Горе исказило ее юные прекрасные черты, и она сменила подвенечный белый наряд на покаянно-лиловое одеяние. Белое вервие перепоясало стан, волосы покрывала черная накидка.
— Я посмела прийти, — вымолвила она, на коленях подползая к нему, — чтоб молить об отпущении грехов, хотя знаю: сие лишь еще одна злая обида и меня надобно проклясть, а не простить.
— Нет, Херонима, — грустно ответил прелат. Они оба стояли теперь на коленях — друг перед другом. — Надобно прощать. Что еще можем мы дать друг другу в сей жизни? Скажи же, что ты прощаешь мне, и я скажу, что прощаю тебе, и да простит Господь нас обоих.
Она всматривалась в его изможденное лицо со слезами на глазах.

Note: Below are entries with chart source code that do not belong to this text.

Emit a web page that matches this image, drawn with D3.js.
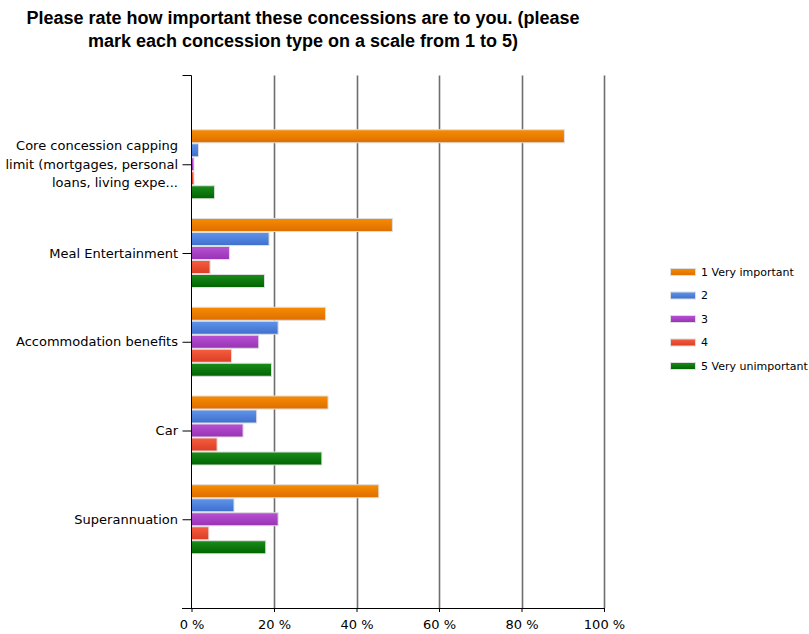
<!DOCTYPE html>
<html><head><meta charset="utf-8">
<script src="https://cdn.jsdelivr.net/npm/d3@7"></script>
<style>
html,body{margin:0;padding:0;background:#fff;}
svg{display:block;}
</style>
</head><body>
<svg id="chart" width="809" height="634"></svg>
<script>
const categories = [
  ["Core concession capping", "limit (mortgages, personal", "loans, living expe..."],
  ["Meal Entertainment"],
  ["Accommodation benefits"],
  ["Car"],
  ["Superannuation"]
];
const seriesNames = ["1 Very important", "2", "3", "4", "5 Very unimportant"];
const s1 = [90.4, 48.7, 32.5, 33.1, 45.4];
const s2 = [1.7, 18.8, 21.0, 15.8, 10.3];
const s3 = [0.6, 9.2, 16.3, 12.5, 21.0];
const s4 = [0.6, 4.5, 9.7, 6.2, 4.2];
const s5 = [5.6, 17.7, 19.4, 31.6, 18.0];
const seriesValues = [s1, s2, s3, s4, s5];
const xTicks = [0, 20, 40, 60, 80, 100];
const titleLines = ["Please rate how important these concessions are to you. (please", "mark each concession type on a scale from 1 to 5)"];

const colors = [
  ["#f78c00", "#de6e00"],
  ["#6094ea", "#3e6fcd"],
  ["#b851d3", "#9833b6"],
  ["#f65d3f", "#db3d24"],
  ["#1b8c1b", "#006400"]
];

const svg = d3.select("#chart");
const defs = svg.append("defs");
colors.forEach((c, i) => {
  const g = defs.append("linearGradient").attr("id", "g" + i)
    .attr("x1", 0).attr("y1", 0).attr("x2", 0).attr("y2", 1);
  g.append("stop").attr("offset", "0%").attr("stop-color", c[0]);
  g.append("stop").attr("offset", "100%").attr("stop-color", c[1]);
});

const x = d3.scaleLinear().domain([0, 100]).range([191.5, 604]);
const yTop = 75.5, yBot = 608;
const y = d3.scalePoint().domain(d3.range(categories.length)).range([yTop, yBot]).padding(1);
const barStep = 14;
const nS = seriesNames.length;

const labelFont = "'DejaVu Sans', Verdana, sans-serif";

// title
svg.append("g").selectAll("text").data(titleLines).join("text")
  .attr("x", 303).attr("y", (d, i) => 24 + i * 23)
  .attr("text-anchor", "middle")
  .attr("font-family", "'Liberation Sans', Arial, sans-serif")
  .attr("font-weight", "bold").attr("font-size", 18).attr("fill", "#000")
  .text(d => d);

// gridlines
svg.append("g").selectAll("line").data(xTicks.slice(1)).join("line")
  .attr("x1", d => Math.round(x(d)) + 0.5).attr("x2", d => Math.round(x(d)) + 0.5)
  .attr("y1", yTop).attr("y2", yBot)
  .attr("stroke", "#6e6e6e").attr("stroke-width", 1.6);

// bars
const groups = svg.append("g").selectAll("g").data(categories.map((c, i) => i)).join("g");
groups.each(function(ci) {
  const g = d3.select(this);
  const y0 = y(ci) - nS * barStep / 2;
  seriesValues.forEach((vals, si) => {
    g.append("rect")
      .attr("x", x(0))
      .attr("y", y0 + si * barStep + 0.5)
      .attr("width", Math.max(0, x(vals[ci]) - x(0)))
      .attr("height", barStep - 1)
      .attr("fill", "url(#g" + si + ")")
      .attr("stroke", "#dedede").attr("stroke-width", 1);
  });
});

// bottom axis
const xAxis = d3.axisBottom(x).tickValues(xTicks).tickSize(4).tickSizeOuter(0).tickFormat(d => d + " %");
const gx = svg.append("g").attr("transform", `translate(0,${yBot})`).call(xAxis);
gx.select(".domain").attr("d", `M182,0.5H${x(100)}`).attr("stroke", "#000");
gx.selectAll(".tick line").attr("stroke", "#000");
gx.selectAll(".tick text").attr("font-family", labelFont).attr("font-size", 13).attr("fill", "#000")
  .attr("y", 12).attr("dy", "0.71em");

// left axis
const yAxis = d3.axisLeft(y).tickSize(9).tickSizeOuter(0).tickFormat(() => "");
const gy = svg.append("g").attr("transform", `translate(${x(0)},0)`).call(yAxis);
gy.select(".domain").attr("d", `M-9,${yTop}H0V${yBot}`).attr("stroke", "#000");
gy.selectAll(".tick line").attr("stroke", "#000");

// category labels
categories.forEach((lines, ci) => {
  const n = lines.length;
  svg.append("g").selectAll("text").data(lines).join("text")
    .attr("x", 178)
    .attr("y", (d, i) => y(ci) + (i - (n - 1) / 2) * 18.5)
    .attr("dy", "0.35em")
    .attr("text-anchor", "end")
    .attr("font-family", labelFont).attr("font-size", 13).attr("fill", "#000")
    .text(d => d);
});

// legend
const leg = svg.append("g").selectAll("g").data(seriesNames).join("g")
  .attr("transform", (d, i) => `translate(670,${272 + i * 23.5})`);
leg.append("rect").attr("x", 0.5).attr("y", -3.5).attr("width", 25).attr("height", 7)
  .attr("fill", (d, i) => "url(#g" + i + ")").attr("stroke", "#dedede");
leg.append("text").attr("x", 31).attr("y", 0).attr("dy", "0.35em")
  .attr("font-family", labelFont).attr("font-size", 11).attr("fill", "#000")
  .text(d => d);
</script>
</body></html>
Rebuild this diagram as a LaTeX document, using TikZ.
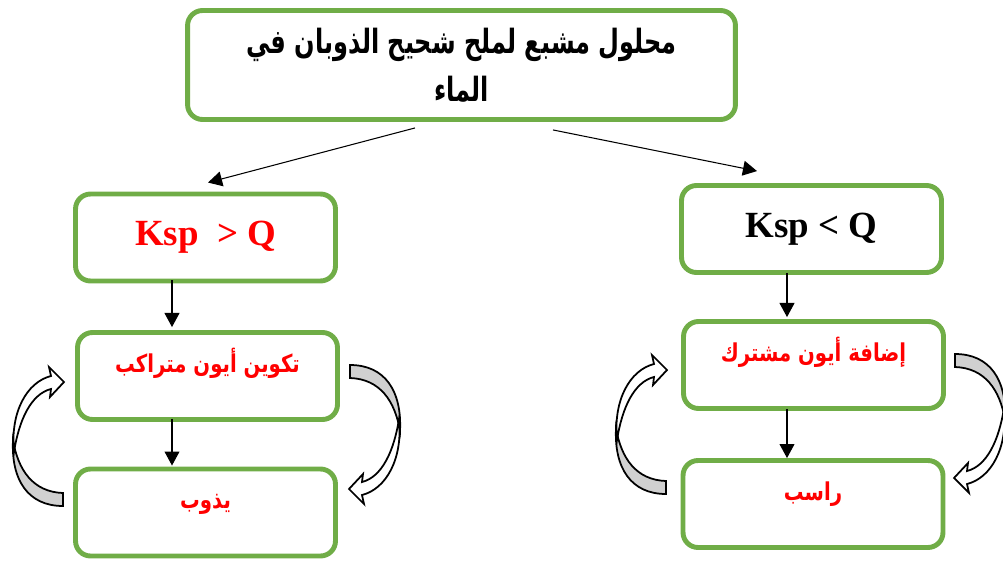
\documentclass[tikz,border=0pt]{standalone}
\usepackage{fontspec}
\setmainfont{Liberation Serif}
\newfontfamily\arabicfont[Script=Arabic, FakeStretch=0.8]{DejaVu Sans}
\newfontfamily\arabictitle[Script=Arabic, FakeStretch=0.72]{DejaVu Sans}
\TeXXeTstate=1
\usetikzlibrary{arrows.meta}
\definecolor{boxgreen}{HTML}{70AD47}
\definecolor{curlgray}{HTML}{D0D0D0}
\tikzset{
  box/.style={draw=boxgreen, line width=2.8pt, rounded corners=0.3cm, fill=white,
    minimum width=5.2cm, minimum height=1.74cm, inner sep=0pt, align=center},
  ksptxt/.style={font=\fontsize{21}{25}\selectfont\bfseries},
  artxt/.style={text=red, font=\arabicfont\fontsize{14}{17}\selectfont\bfseries,
    text height=10pt, text depth=14.4pt},
  arr/.style={-{Triangle[length=8pt,width=8.5pt]}, line width=0.6pt},
  curl/.pic={
    \filldraw[fill=curlgray, line width=1pt]
      (0,53) .. controls (-30,52) and (-45,30) .. (-50,0)
      .. controls (-52,40) and (-35,66) .. (0,66) -- cycle;
    \filldraw[fill=white, line width=1pt]
      (-49,12) .. controls (-53,-28) and (-36,-58) .. (-12,-64)
      -- (-14,-73) -- (1,-58) -- (-13,-43) -- (-12,-51)
      .. controls (-32,-46) and (-44,-20) .. cycle;
  }
}
\begin{document}
\begin{tikzpicture}[x=0.02cm, y=-0.02cm]
    \useasboundingbox (0,0) rectangle (1003,561);
    % top box
    \node[box, minimum width=10.96cm, minimum height=2.18cm,
      font=\arabictitle\fontsize{19}{27}\selectfont\bfseries] (top) at (461.5,65)
      {\beginR محلول مشبع لملح شحيح الذوبان في\endR\\ \beginR الماء\endR};
    % left column
    \node[box, ksptxt, text=red] (kspl) at (205.5,237.5) {Ksp\ \ > Q};
    \node[box, artxt] (comp) at (207.5,376) {\beginR تكوين أيون متراكب\endR};
    \node[box, artxt] (diss) at (205.5,512.5) {\beginR يذوب\endR};
    % right column
    \node[box, ksptxt] (kspr) at (811.5,229) {Ksp < Q};
    \node[box, artxt] (comm) at (813.5,365) {\beginR إضافة أيون مشترك\endR};
    \node[box, artxt] (prec) at (813,504) {\beginR راسب\endR};
    % arrows
    \draw[arr] ([shift={(-46.5,6)}]top.south) -- ([shift={(2.5,-9)}]kspl.north);
    \draw[arr] ([shift={(91.5,8)}]top.south) -- ([shift={(-54.5,-12)}]kspr.north);
    \draw[arr] ([shift={(-33.5,-3)}]kspl.south) -- ([shift={(-35.5,-3)}]comp.north);
    \draw[arr] ([shift={(-35.5,-3)}]comp.south) -- ([shift={(-33.5,-1)}]diss.north);
    \draw[arr] ([shift={(-24.5,-2)}]kspr.south) -- ([shift={(-26.5,-2)}]comm.north);
    \draw[arr] ([shift={(-26.5,-2)}]comm.south) -- ([shift={(-26,0)}]prec.north);
    % curved arrows
    \pic at (63,440) {curl};
    \pic[rotate=180] at (350,431) {curl};
    \pic at (666,428) {curl};
    \pic[rotate=180] at (955,420) {curl};
\end{tikzpicture}
\end{document}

— Сколько ты выстрадал, мой господин!
— Я прожил жизнь неподобно, но пусть хоть весь мир в отвращенье отвергнет меня — я знаю, что одно сердце любило меня все эти годы. В этом мое утешенье.
Она в отчаянии заломила руки.
— О нет! Нет, господин мой, я никогда не любила тебя, никогда! Ты не в долгу предо мной. То была не любовь, а тщеславье гордыни. Я смотрелась в тебя, словно в реку, любуясь собственным отраженьем. Господь ниспослал мне прозренье: мы думали, что любили, но, думая так, заблуждались. Ты был для меня только зеркалом, гребнем, игрушкой тщеславия. Я была молода — и любила смеяться. Я была хороша — и мне льстило твое восхищение. Я была горделива — и любила ту власть, что ты разбудил в моем сердце. И, женщина, я любила те ласки, что ты даровал мне. А когда ты уехал и не вернулся, не сердце мое страдало, а оскорбленная гордость. Я ждала, ждала и любила — но любила я не тебя, а собственное многотерпенье, верность и силу. Я восхищалась только собой. Вот истина, мой господин, а любовь, коей хвасталась я, — просто выдумка, маска, такая же, как моя юная прелесть. Печалясь, я упивалась печалью, в обиде я лелеяла злобу, а в унижении тешила уязвленную гордость. Вот чем жила я все эти годы, вот на чем расцветала моя красота, словно роза, выросшая на могиле. Любовные страсти могут остынуть, но пыл тщеславия — никогда. Когда б я и вправду любила, то, увидев тебя и узнав, кем ты стал, удалилась бы, не открывшись и не отомстив, но без обиды на сердце. Ибо я встретила праведника, сотрясавшего Небеса. Я видела, как он кается, как постится, как укрощает плоть власяницей, на жестком ложе. Я зрела его в неземном блаженстве. Какое чадо господне посмело бы потревожить сей труд? Но не тебя я любила, а сладость гордыни, и вознамерилась разорить твою душу — чтобы вернуть, урвать, востребовать, унести, как кусок мяса, купленного на рынке, как вещь, на которой стоит моя метка. Ты сказал, что боги — закон. Да, но тогда они были б ничтожнее смертных, что умеют властвовать с состраданием и карать, милосердствуя. Ибо тем, кто читает в Законе лишь букву — как это делала я, — движет не справедливость, а нерассудная ярость. Я молю о прощении: я видела в тебе вещь, принадлежащую мне по праву, а не душу, кою надобно возлюбить из сострадания.
Но он покачал головой.
— Я был гребнем и зеркалом в руце Божией, и Он просветил твою душу, чтоб воссияла она, как твоя красота.
— Меня тяготит красота, — возразила она. — На ней расцветает моя гордыня, и узы плоти мучительней, чем власяница. Нет худшей кары, чем вечная юность и красота. Кто избавит меня от этого бремени?
Морщась, точно от боли, архиепископ вновь завел речь о приютах для праведных женщин, и опять она усмехнулась: «Херониму — в монастырь?»